In this context, we should keep in mind for comparative studies, as the ones achieved with MD simulations, that the sequence similarity between psychrophilic and mesophilic counterparts should be relatively high to make the comparison effectively meaningful. Subtle structural effects are hard to estimate if pronounced differences in the protein architecture are found. This is even more important if we consider that very often we are searching for very subtle modifications that are sufficient to adapt a protein to cold temperatures. To overcome these problems, comparative MD studies among homologous enzymes with high sequence identities and similarities (higher than 60–70 %) of differently temperature-adapted enzymes are strongly encouraged and have already been applied in some cases (Papaleo et al. 2008; Sigtryggsdóttir et al. 2014). We would encourage to make this a more routinely and general approach in the study of cold-adaptation at the atomic level.

For example, MD investigations on cold-adapted serine-proteases, clarify how distinct members of this superfamily have addressed the detrimental effects of low temperature on protein activity and stability (Papaleo et al. 2006, 2007, 2008; Isaksen et al. 2014). As an example, the finding that the separation between psychrophilic and mesophilic trypsins or elastases, is subsequent to the separation of trypsins from elastases, is an indication that cold-adapted trypsins and elastases independently evolved identical strategies to optimize flexibility at low temperatures, and is a striking case of molecular evolutionary convergence (Papaleo et al. 2008).

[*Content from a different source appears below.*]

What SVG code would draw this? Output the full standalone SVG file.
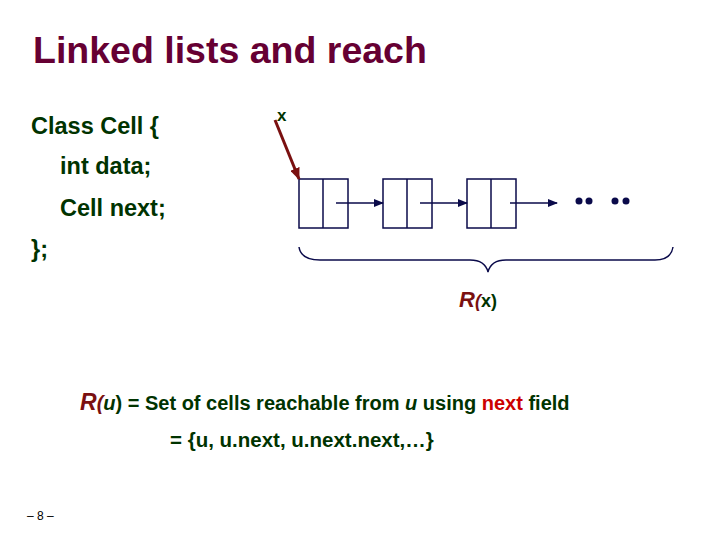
<svg xmlns="http://www.w3.org/2000/svg" width="720" height="540" viewBox="0 0 720 540">
<style>
text{font-family:"Liberation Sans",Arial,sans-serif;font-weight:bold;fill:#003300}
.t{font-size:37.5px;fill:#660033}
.b{font-size:23.5px}
.c{fill:none;stroke:#0a0a4a;stroke-width:1.5}
.r{fill:#7a1010}
</style>
<defs>
<marker id="a" markerWidth="10" markerHeight="8" refX="9" refY="4" orient="auto" markerUnits="userSpaceOnUse"><path d="M0,0L10,4L0,8z" fill="#0a0a4a"/></marker>
<marker id="ar" markerWidth="12" markerHeight="10" refX="11" refY="5" orient="auto" markerUnits="userSpaceOnUse"><path d="M0,0L12,5L0,10z" fill="#7a1010"/></marker>
</defs>
<rect width="720" height="540" fill="#fff"/>
<text class="t" x="33" y="63">Linked lists and reach</text>
<text class="b" x="31" y="134">Class Cell {</text>
<text class="b" x="60" y="174">int data;</text>
<text class="b" x="60" y="216">Cell next;</text>
<text class="b" x="31" y="257">};</text>
<text x="277" y="121" style="font-size:17px">x</text>
<g id="cell1"><rect class="c" x="299" y="179" width="49" height="49"/><line class="c" x1="323" y1="179" x2="323" y2="228"/></g>
<g id="cell2"><rect class="c" x="383" y="179" width="49" height="49"/><line class="c" x1="407" y1="179" x2="407" y2="228"/></g>
<g id="cell3"><rect class="c" x="467" y="179" width="49" height="49"/><line class="c" x1="491" y1="179" x2="491" y2="228"/></g>
<g id="dots" fill="#0a0a4a"><circle cx="579" cy="201" r="3.5"/><circle cx="589" cy="201" r="3.5"/><circle cx="615" cy="201" r="3.5"/><circle cx="626" cy="201" r="3.5"/></g>
<g id="connectors">
<line x1="275" y1="120" x2="299" y2="179" stroke="#7a1010" stroke-width="3" marker-end="url(#ar)"/>
<line class="c" x1="336" y1="203" x2="383" y2="203" marker-end="url(#a)"/>
<line class="c" x1="420" y1="203" x2="467" y2="203" marker-end="url(#a)"/>
<line class="c" x1="510" y1="203" x2="557" y2="203" marker-end="url(#a)"/>
<path class="c" d="M299,247 Q301,260 320,260 L470,260 Q485,260 488,272 Q491,260 506,260 L655,260 Q671,260 673,247"/>
</g>
<text x="459" y="307" style="font-size:22px"><tspan class="r" font-style="italic">R</tspan><tspan class="r" font-style="italic" font-size="18">(</tspan><tspan font-size="18">x)</tspan></text>
<text x="80" y="410" style="font-size:20px"><tspan class="r" font-style="italic" font-size="23">R</tspan><tspan class="r" font-style="italic">(</tspan><tspan font-style="italic">u</tspan>) = Set of cells reachable from <tspan font-style="italic">u</tspan> using <tspan fill="#cc0000">next</tspan> field</text>
<text x="170" y="447" style="font-size:20.5px">= {u, u.next, u.next.next,…}</text>
<text x="27" y="520" style="font-size:12px;font-weight:normal;fill:#000">– 8 –</text>
</svg>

The many structural and computational studies mentioned in this paragraph suggest, thus, that even if a general theory for enzyme cold adaptation cannot be postulated, enzymes sharing function and 3D architecture are expected to adopt similar solutions to tune their flexibility and stability in a way that they can carry out their function under extreme low-temperature conditions, pointing out an evolutionary convergence on structural and dynamical properties of homologue cold-adapted enzymes. These evidences suggest that even if common structural strategies in cold adaptation cannot be formulated, a family-centered point of view will be extremely useful in the comparative analyses of cold- and warm-adapted enzymes.

9 Future Perspectives

MD simulations demonstrated their potential in the study of structural and dynamical properties of cold-adapted enzymes in the last two decades. It is now time to make more progresses in the field taking advantage of the usage of new and more accurate force fields and new methods to enhance the sampling in the simulations or to account for experimental restraints derived for example from NMR data, such as chemical shifts which are probe of dynamics over different timescales. In the application of conventional MD, a step forward is needed both in terms of sampling beyond the microsecond timescale but also in order to assess the reproducibility of the results. New methods can also be applied to the analyses of the MD data to identify for examples differences in conformational transitions that the proteins undergoes in solution and differences in the population of major and minor states of the conformational ensemble. MD simulations can also have a big potential in the study of cold adapted enzymes for applicative purposes. They indeed provide a computationally affordable technique to screen and to design mutant variants with increased local flexibility or enhanced protein stability.